Retype these lines and no others: the line holding "Give me the", the line holding "from matplotlib.lines import Line2D", and all lines between them. Pictures stay out.
** BEGIN DATA SECTION **
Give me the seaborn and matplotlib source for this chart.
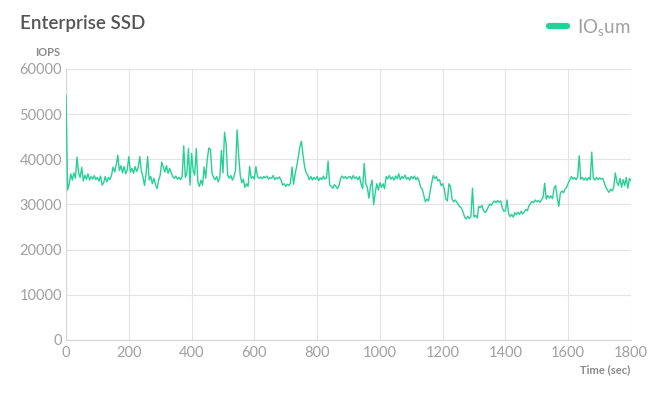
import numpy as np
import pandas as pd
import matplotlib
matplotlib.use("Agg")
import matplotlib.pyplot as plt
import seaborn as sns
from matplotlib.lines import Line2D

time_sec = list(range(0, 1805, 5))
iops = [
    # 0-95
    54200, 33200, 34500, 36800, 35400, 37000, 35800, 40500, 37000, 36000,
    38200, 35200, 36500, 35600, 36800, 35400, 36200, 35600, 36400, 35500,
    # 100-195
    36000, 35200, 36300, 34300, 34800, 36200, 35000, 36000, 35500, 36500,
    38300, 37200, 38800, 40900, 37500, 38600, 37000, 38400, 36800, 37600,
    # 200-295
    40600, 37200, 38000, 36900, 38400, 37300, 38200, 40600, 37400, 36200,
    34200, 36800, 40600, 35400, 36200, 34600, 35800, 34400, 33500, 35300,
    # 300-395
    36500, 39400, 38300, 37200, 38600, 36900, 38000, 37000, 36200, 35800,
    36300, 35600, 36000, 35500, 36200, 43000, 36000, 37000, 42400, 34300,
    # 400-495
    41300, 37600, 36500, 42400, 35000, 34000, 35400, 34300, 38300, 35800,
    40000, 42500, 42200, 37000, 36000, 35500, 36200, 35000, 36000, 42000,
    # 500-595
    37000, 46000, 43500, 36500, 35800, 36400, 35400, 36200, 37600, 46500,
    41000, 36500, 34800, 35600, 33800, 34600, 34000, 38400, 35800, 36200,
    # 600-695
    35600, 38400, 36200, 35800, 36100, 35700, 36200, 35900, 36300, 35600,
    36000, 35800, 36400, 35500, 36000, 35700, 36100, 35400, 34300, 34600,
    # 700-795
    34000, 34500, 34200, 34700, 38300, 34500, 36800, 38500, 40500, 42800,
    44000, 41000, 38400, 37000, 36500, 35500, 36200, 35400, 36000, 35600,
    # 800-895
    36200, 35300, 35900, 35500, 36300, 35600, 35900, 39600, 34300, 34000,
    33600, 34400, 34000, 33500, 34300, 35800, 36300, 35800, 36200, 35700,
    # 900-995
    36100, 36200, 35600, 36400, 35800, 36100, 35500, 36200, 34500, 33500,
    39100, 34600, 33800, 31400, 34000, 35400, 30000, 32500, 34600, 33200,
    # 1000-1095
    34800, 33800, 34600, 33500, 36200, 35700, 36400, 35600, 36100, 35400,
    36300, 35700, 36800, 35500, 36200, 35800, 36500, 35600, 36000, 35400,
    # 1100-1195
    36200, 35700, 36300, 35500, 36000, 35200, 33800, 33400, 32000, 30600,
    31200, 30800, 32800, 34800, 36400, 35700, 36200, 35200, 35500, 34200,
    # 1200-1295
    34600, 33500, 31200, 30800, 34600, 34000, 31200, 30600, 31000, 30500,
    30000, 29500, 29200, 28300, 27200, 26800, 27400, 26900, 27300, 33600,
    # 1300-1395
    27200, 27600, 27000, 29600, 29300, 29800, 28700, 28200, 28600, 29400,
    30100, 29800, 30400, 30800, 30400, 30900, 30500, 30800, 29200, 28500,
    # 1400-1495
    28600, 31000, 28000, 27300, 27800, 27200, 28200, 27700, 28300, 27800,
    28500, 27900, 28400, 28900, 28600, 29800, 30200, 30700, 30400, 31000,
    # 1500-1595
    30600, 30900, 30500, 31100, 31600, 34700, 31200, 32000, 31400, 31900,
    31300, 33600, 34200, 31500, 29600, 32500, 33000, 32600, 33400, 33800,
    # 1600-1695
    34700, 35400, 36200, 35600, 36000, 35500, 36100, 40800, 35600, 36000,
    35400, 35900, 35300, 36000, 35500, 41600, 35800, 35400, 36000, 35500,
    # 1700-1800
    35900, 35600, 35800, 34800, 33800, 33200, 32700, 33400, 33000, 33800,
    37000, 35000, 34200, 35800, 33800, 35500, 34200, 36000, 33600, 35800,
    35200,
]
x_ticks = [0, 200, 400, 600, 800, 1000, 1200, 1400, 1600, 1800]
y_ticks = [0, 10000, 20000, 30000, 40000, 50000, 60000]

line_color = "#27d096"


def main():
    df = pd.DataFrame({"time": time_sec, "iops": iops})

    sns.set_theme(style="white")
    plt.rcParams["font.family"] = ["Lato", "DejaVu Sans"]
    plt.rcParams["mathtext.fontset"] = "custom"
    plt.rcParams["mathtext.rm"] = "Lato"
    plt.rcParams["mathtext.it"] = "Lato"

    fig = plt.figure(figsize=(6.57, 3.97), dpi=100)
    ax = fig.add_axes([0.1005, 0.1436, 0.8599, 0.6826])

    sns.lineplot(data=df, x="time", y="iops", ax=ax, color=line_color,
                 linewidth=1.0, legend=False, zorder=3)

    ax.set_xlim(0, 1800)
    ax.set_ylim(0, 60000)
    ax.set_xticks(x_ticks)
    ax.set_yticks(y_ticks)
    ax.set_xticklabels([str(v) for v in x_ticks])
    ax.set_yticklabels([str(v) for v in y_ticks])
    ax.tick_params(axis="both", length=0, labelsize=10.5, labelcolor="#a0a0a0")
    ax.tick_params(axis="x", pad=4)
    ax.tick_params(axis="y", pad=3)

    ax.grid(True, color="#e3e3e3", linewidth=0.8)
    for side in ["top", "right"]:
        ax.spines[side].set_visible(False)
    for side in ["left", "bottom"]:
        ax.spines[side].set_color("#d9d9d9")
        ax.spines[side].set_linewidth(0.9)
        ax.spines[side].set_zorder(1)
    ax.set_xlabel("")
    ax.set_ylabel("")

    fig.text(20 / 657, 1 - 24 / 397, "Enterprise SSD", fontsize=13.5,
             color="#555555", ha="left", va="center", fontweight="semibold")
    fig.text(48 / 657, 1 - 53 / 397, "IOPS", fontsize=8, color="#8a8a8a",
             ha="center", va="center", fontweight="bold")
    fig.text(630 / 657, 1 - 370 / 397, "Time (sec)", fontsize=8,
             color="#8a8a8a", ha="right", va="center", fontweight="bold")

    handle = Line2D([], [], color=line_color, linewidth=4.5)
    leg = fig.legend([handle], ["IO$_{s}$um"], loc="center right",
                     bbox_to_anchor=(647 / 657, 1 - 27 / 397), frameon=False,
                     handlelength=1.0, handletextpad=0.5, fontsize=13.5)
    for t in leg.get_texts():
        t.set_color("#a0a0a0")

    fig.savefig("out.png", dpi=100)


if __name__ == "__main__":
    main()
** END DATA SECTION **
** BEGIN DATA SECTION **
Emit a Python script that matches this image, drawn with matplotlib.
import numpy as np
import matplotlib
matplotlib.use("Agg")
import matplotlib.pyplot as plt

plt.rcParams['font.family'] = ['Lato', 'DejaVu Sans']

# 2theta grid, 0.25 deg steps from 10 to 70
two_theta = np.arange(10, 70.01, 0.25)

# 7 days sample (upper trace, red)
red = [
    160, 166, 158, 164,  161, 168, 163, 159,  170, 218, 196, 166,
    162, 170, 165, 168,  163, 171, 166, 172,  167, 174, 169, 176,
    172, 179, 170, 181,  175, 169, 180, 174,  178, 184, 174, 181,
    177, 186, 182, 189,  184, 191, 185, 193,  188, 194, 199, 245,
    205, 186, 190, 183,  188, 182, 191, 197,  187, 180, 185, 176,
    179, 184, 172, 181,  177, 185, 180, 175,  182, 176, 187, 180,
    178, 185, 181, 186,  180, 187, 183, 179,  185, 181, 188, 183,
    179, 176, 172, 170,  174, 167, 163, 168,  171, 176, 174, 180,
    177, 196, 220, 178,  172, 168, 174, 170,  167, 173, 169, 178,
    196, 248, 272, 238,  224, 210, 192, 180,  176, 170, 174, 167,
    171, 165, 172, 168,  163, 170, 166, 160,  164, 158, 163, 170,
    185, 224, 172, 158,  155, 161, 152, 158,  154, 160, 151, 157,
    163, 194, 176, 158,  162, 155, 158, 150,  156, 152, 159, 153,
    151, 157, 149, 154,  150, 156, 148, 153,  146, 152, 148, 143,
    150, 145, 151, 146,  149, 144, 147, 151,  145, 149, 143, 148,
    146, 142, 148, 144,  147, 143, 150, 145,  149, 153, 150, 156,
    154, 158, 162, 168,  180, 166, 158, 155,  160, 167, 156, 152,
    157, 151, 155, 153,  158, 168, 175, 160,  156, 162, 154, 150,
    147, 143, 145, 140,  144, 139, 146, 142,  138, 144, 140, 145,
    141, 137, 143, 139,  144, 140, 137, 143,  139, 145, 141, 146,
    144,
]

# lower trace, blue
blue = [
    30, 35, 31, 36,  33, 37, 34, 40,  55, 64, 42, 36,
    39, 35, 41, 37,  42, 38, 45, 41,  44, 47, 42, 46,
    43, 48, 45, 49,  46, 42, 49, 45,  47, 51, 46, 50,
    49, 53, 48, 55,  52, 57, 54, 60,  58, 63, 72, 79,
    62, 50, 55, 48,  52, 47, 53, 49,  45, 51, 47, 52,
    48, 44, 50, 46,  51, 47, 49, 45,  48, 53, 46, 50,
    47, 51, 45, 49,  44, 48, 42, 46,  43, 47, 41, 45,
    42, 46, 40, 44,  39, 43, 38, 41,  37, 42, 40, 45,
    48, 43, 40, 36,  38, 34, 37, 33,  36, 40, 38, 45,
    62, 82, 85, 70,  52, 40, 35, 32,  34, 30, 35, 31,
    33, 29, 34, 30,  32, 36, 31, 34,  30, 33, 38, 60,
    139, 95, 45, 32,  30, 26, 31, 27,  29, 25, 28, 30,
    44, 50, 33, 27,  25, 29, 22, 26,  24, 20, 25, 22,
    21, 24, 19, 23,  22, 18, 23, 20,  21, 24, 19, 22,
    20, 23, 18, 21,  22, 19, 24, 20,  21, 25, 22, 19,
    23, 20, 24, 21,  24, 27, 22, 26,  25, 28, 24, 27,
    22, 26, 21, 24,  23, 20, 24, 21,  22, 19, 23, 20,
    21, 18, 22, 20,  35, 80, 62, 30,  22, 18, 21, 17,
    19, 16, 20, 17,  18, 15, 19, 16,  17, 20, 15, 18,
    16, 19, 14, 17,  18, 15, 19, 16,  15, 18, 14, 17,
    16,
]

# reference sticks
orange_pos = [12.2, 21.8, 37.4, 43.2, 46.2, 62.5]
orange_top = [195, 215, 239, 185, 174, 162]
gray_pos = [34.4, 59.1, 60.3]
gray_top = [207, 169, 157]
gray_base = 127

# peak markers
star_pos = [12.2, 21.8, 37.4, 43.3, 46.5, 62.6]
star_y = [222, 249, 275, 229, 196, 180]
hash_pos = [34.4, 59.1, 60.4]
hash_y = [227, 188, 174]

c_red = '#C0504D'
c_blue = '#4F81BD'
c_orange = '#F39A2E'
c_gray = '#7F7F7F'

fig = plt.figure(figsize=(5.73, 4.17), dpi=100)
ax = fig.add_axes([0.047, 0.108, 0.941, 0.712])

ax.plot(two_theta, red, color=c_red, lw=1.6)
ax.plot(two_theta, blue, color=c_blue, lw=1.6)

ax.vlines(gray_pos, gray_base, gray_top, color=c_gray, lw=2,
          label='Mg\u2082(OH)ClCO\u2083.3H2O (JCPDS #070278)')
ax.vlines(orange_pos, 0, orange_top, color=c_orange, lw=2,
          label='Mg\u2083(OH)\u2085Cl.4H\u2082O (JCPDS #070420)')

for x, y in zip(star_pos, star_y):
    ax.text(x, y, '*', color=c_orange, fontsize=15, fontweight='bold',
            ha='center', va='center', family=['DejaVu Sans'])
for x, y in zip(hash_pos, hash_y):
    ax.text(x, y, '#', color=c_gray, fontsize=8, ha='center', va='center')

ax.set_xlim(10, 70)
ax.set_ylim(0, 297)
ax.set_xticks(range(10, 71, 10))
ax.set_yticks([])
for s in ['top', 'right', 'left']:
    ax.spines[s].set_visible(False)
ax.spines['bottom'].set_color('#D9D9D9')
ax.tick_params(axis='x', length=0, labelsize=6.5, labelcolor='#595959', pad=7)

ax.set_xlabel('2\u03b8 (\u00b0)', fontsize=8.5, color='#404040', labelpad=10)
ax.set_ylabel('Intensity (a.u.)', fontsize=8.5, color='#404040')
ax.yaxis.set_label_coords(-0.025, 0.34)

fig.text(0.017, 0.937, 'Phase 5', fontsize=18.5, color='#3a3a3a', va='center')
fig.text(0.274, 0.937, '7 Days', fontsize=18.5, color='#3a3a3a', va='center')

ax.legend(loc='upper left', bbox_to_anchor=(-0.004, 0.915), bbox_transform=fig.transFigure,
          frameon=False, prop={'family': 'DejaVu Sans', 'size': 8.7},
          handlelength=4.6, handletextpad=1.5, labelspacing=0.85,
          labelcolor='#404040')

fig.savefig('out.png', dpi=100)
** END DATA SECTION **
RESPONSE FOR THIS EXERCISE ▸
Give me the seaborn and matplotlib source for this chart.
import numpy as np
import pandas as pd
import matplotlib
matplotlib.use("Agg")
import matplotlib.pyplot as plt
import seaborn as sns
from matplotlib.lines import Line2D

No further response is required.